En plus des souffrances psychologiques et physiques qui sont le lot de tout avortement, ces femmes subissent souvent stigmatisation et discrimination une fois rentrées au pays. Avec des conséquences bien plus graves pour celles qui sont déjà marginalisées en raison de leur pauvreté, d’un handicap, d’un trouble mental, de violences domestiques, ou qui sont en attente d’une régularisation.

Par ailleurs, avorter à l’étranger suppose d’assumer les frais du voyage et de l’intervention – jusqu’à 2400 euros – et d’accepter des soins postavortement souvent insuffisants du fait d’un séjour limité dans le pays d’accueil.

Depuis l’introduction du huitième amendement en 1983, durcissant la loi de 1861, les groupes pro-choix n’ont cessé de lutter pour un accès légal à l’avortement, afin d’offrir aux femmes l’autonomie et le libre choix que les conservateurs leur confisquaient.

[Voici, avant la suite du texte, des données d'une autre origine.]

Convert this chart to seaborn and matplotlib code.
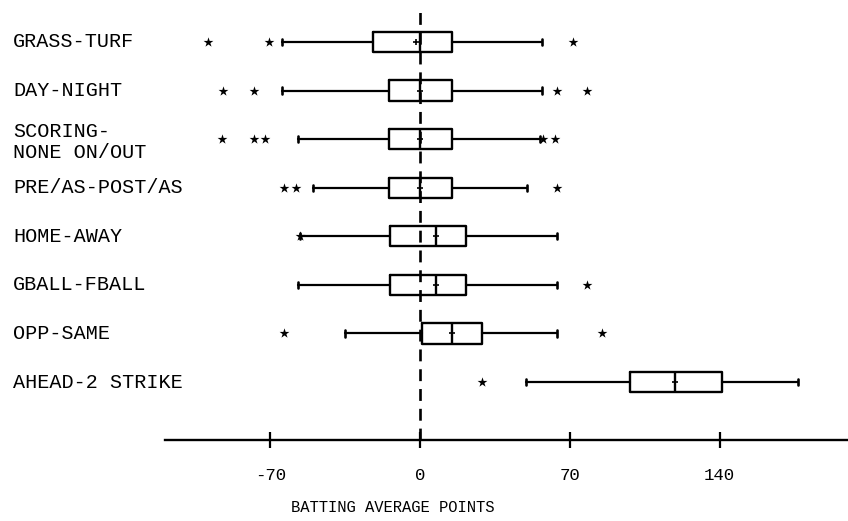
import numpy as np
import pandas as pd
import matplotlib
matplotlib.use("Agg")
import matplotlib.pyplot as plt
import matplotlib.transforms as mtransforms
import seaborn as sns

# ---- data (batting average points) ----
categories = ["GRASS-TURF", "DAY-NIGHT", "SCORING-\nNONE ON/OUT", "PRE/AS-POST/AS",
              "HOME-AWAY", "GBALL-FBALL", "OPP-SAME", "AHEAD-2 STRIKE"]
whisker_low = [-64.5, -64.5, -57, -50, -56, -57, -35, 49.5]
q1_vals = [-22, -14.5, -14.5, -14.5, -14, -14, 1, 98]
medians = [0, 0, 0, 0, 7.5, 7.5, 15, 119]
q3_vals = [15, 15, 15, 15, 21.5, 21.5, 29, 141]
whisker_high = [57, 57, 56, 50, 64, 64, 64, 176.5]
means = [-2, 0, 0, 0, 7.5, 7.5, 15, 119]
outliers = [
    [-99, -70.5, 71.5],
    [-92, -77.5, 64, 78],
    [-92.5, -77.5, -72.5, 57.5, 63],
    [-63.5, -58, 64],
    [-56],
    [78],
    [-63.5, 85],
    [29],
]
tick_values = [-70, 0, 70, 140]
xlabel = "BATTING AVERAGE POINTS"

sns.set_style("white")
plt.rcParams["font.family"] = ["Liberation Mono", "DejaVu Sans Mono"]

W, H = 848, 521
fig = plt.figure(figsize=(W / 100, H / 100), dpi=100)
ax = fig.add_axes([165 / W, 1 - 440 / H, 1 - 165 / W, (440 - 8) / H])

positions = np.arange(len(categories))
stats = []
for i in range(len(categories)):
    stats.append(dict(med=medians[i], q1=q1_vals[i], q3=q3_vals[i],
                      whislo=whisker_low[i], whishi=whisker_high[i],
                      mean=means[i], fliers=[]))

ax.bxp(stats, positions=positions, orientation="horizontal", widths=0.42,
       capwidths=0.13, showfliers=False, showmeans=False,
       boxprops=dict(color="black", linewidth=1.7),
       whiskerprops=dict(color="black", linewidth=1.6),
       capprops=dict(color="black", linewidth=1.9),
       medianprops=dict(color="black", linewidth=1.7),
       patch_artist=False)

# outliers as stars
ox, oy = [], []
for i, vals in enumerate(outliers):
    for v in vals:
        ox.append(v)
        oy.append(i)
df_out = pd.DataFrame({"x": ox, "y": oy})
sns.scatterplot(data=df_out, x="x", y="y", marker="*", color="black",
                s=55, linewidth=0, ax=ax, zorder=5)

# small mean marks
sns.scatterplot(x=means, y=positions, marker="+", color="black", s=16,
                linewidth=1.2, ax=ax, zorder=6)

# dashed reference line at zero
ax.axvline(0, color="black", linewidth=1.9, linestyle=(0, (4.5, 3)), zorder=4)

ax.set_xlim(-119.2, 200)
ax.set_ylim(len(categories) - 1 + (440 - 382) / 48.6, -(42 - 8) / 48.6)

for s in ["top", "left", "right"]:
    ax.spines[s].set_visible(False)
ax.spines["bottom"].set_linewidth(1.7)
ax.spines["bottom"].set_color("black")

ax.set_yticks([])
ax.set_xticks(tick_values)
ax.set_xticklabels([str(v) for v in tick_values])
ax.tick_params(axis="x", bottom=True, direction="inout", length=12, width=1.6,
               labelsize=12.5, pad=14, colors="black")
ax.set_xlabel("")
ax.set_ylabel("")

# category labels, left aligned
trans = mtransforms.blended_transform_factory(fig.transFigure, ax.transData)
for i, lab in enumerate(categories):
    yoff = 0.06 if "\n" in lab else 0
    ax.text(13 / W, i + yoff, lab, transform=trans, ha="left", va="center",
            fontsize=14.5, linespacing=1.15, color="black")

fig.text(393 / W, 1 - 508 / H, xlabel, ha="center", va="center",
         fontsize=11.2, color="black")

fig.savefig("out.png", dpi=100)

Malgré les risques – jusqu’à 14 ans d’emprisonnement pour diffusion d’informations sur l’avortement –, ces groupes ont non seulement réussi l’exploit d’une lutte active de 35 ans, mais ils sont parvenus à rassembler des personnes d’horizons divers.

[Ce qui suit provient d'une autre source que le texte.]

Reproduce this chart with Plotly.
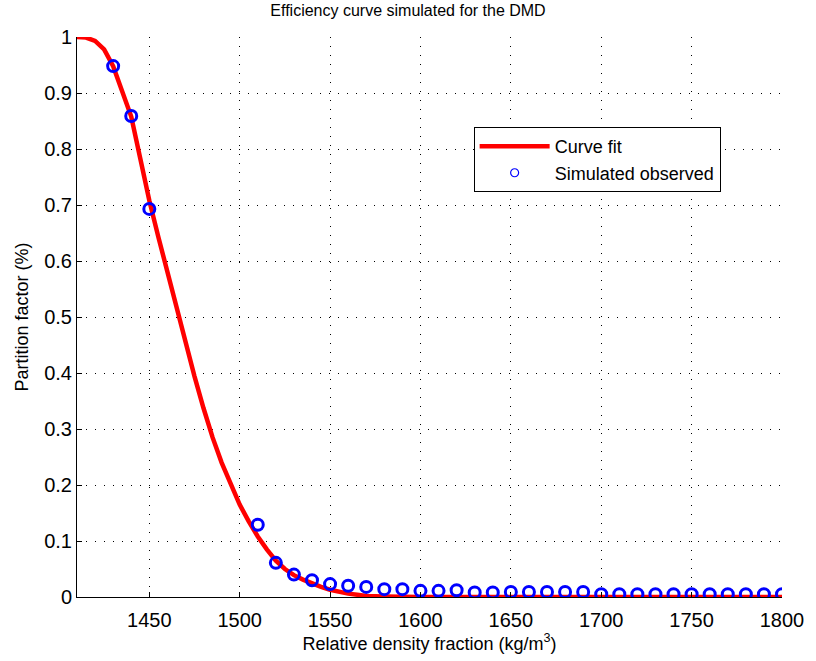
import plotly.graph_objects as go

# Fitted partition curve (density, partition factor)
fit_density = [1410, 1415, 1420, 1425, 1430, 1435, 1440, 1445, 1450, 1455,
               1460, 1465, 1470, 1475, 1480, 1485, 1490, 1495, 1500, 1505,
               1510, 1515, 1520, 1525, 1530, 1535, 1540, 1545, 1550, 1555,
               1560, 1565, 1570, 1580, 1600, 1650, 1700, 1750, 1800]
fit_partition = [1.0, 0.999, 0.993, 0.978, 0.948, 0.905, 0.858, 0.783, 0.708, 0.643,
                 0.580, 0.517, 0.455, 0.394, 0.337, 0.285, 0.240, 0.200, 0.165, 0.135,
                 0.108, 0.085, 0.065, 0.050, 0.039, 0.031, 0.024, 0.018, 0.013, 0.009,
                 0.006, 0.004, 0.002, 0.001, 0.0, 0.0, 0.0, 0.0, 0.0]

# Simulated observed partition factors
obs_density = [1430, 1440, 1450, 1510, 1520, 1530, 1540, 1550, 1560, 1570,
               1580, 1590, 1600, 1610, 1620, 1630, 1640, 1650, 1660, 1670,
               1680, 1690, 1700, 1710, 1720, 1730, 1740, 1750, 1760, 1770,
               1780, 1790, 1800]
obs_partition = [0.948, 0.859, 0.693, 0.129, 0.061, 0.040, 0.030, 0.023, 0.020, 0.018,
                 0.014, 0.014, 0.011, 0.011, 0.012, 0.008, 0.008, 0.009, 0.009, 0.009,
                 0.009, 0.009, 0.005, 0.005, 0.005, 0.005, 0.005, 0.005, 0.005, 0.005,
                 0.005, 0.005, 0.005]

x_ticks = [1450, 1500, 1550, 1600, 1650, 1700, 1750, 1800]
y_ticks = [0, 0.1, 0.2, 0.3, 0.4, 0.5, 0.6, 0.7, 0.8, 0.9, 1]

FONT = "Liberation Sans, Arial, sans-serif"
RED = "#ff0000"
BLUE = "#0000ff"

fig = go.Figure()
fig.add_trace(go.Scatter(
    x=fit_density, y=fit_partition, mode="lines", name="Curve fit",
    line=dict(color=RED, width=4.5),
))
fig.add_trace(go.Scatter(
    x=obs_density, y=obs_partition, mode="markers", name="Simulated observed",
    marker=dict(symbol="circle-open", size=11, color=BLUE,
                line=dict(width=3, color=BLUE)),
    showlegend=False,
))
# legend key for the observed points uses a thin, small circle
fig.add_trace(go.Scatter(
    x=[None], y=[None], mode="markers", name="Simulated observed",
    marker=dict(symbol="circle-open", size=8, color=BLUE,
                line=dict(width=1.2, color=BLUE)),
))

axis_common = dict(
    showline=True, linecolor="black", linewidth=1,
    ticks="inside", ticklen=5, tickcolor="black",
    showgrid=True, gridcolor="black", gridwidth=1, griddash="1px,8px",
    zeroline=False, mirror=False,
    tickfont=dict(family=FONT, size=20, color="black"),
)

fig.update_xaxes(
    range=[1410, 1800], tickvals=x_ticks, ticklabelstandoff=5,
    title=dict(text="Relative density fraction (kg/m<sup>3</sup>)",
               font=dict(family=FONT, size=18, color="black"), standoff=4),
    **axis_common,
)
fig.update_yaxes(
    range=[0, 1], tickvals=y_ticks,
    ticktext=[f"{v:g}" for v in y_ticks],
    title=dict(text="Partition factor (%)",
               font=dict(family=FONT, size=18, color="black"), standoff=10),
    **axis_common,
)

fig.update_layout(
    width=816, height=661,
    margin=dict(l=77, r=28, t=37, b=64),
    paper_bgcolor="white", plot_bgcolor="white",
    title=dict(text="Efficiency curve simulated for the DMD",
               font=dict(family=FONT, size=16, color="black"),
               x=0.5, xanchor="center", y=0.992, yanchor="top"),
    legend=dict(x=0.5626, y=0.839, xanchor="left", yanchor="top",
                bordercolor="black", borderwidth=1, bgcolor="white",
                font=dict(family=FONT, size=18, color="black"),
                tracegroupgap=0, itemwidth=70),
    showlegend=True,
)

fig.write_html("out.html")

Inclure les femmes handicapées

En avril, l’association de défense des droits des personnes atteintes de handicap mental, Inclusion Ireland, se joignait à la campagne. Ses membres ont mis en avant les difficultés rencontrées par les femmes handicapées lorsqu’il s’agit de leurs projets personnels et familiaux et du respect de leurs droits reproductifs. Difficultés auxquelles il faut ajouter les traitements souvent odieux qui leur sont réservés en cas de grossesse.

En 2017, l’activiste Suzy Byrne avait critiqué l’attitude de l’État, du personnel soignant et de nombre de citoyen·ne·s vis-à-vis des personnes handicapées, souvent reléguées au statut de citoyennes de seconde zone. En 2018, lors de la campagne pour la légalisation de l’avortement, elle s’est de nouveau fait entendre, dénonçant d’abord l’instrumentalisation du handicap dans certaines campagnes pro-choix ou anti-avortement.

Elle a aussi souligné, avec d’autres,les difficultés supplémentaires auxquelles font face les femmes handicapées qui souhaitent avorter: impossibilité physique de voyager à l’étranger pour certaines ; impossibilité financière d’une interruption de grossesse à l’étranger en raison du manque d’accès aux transports publics et à l’hôpital d’accueil, ce qui triple les coûts alors que les personnes handicapées sont plus exposées à la pauvreté ; impacts sur la santé et le bien-être psychiques, notamment à cause de l’obligation au secret qui accompagne tout le processus d’avortement ou de la séparation avec leurs proches et/ou soignant·e·s habituels ; manque d’accès aux informations permettant une décision éclairée.

Nombre de femmes handicapées désirant avorter sont ainsi contraintes de mener leur grossesse à terme, sans considération pour de possibles séquelles physiques et psychiques.

Le vote historique du 26 mai donnera aux femmes la liberté de disposer de leur corps et de leur vie comme elles l’entendent, de choisir d’avorter dans des conditions sûres et à des coûts moindres, entourées de leurs proches. Espérons aussi que cette victoire ouvre une discussion plus large sur le respect des droits sexuels et reproductifs de toutes les femmes.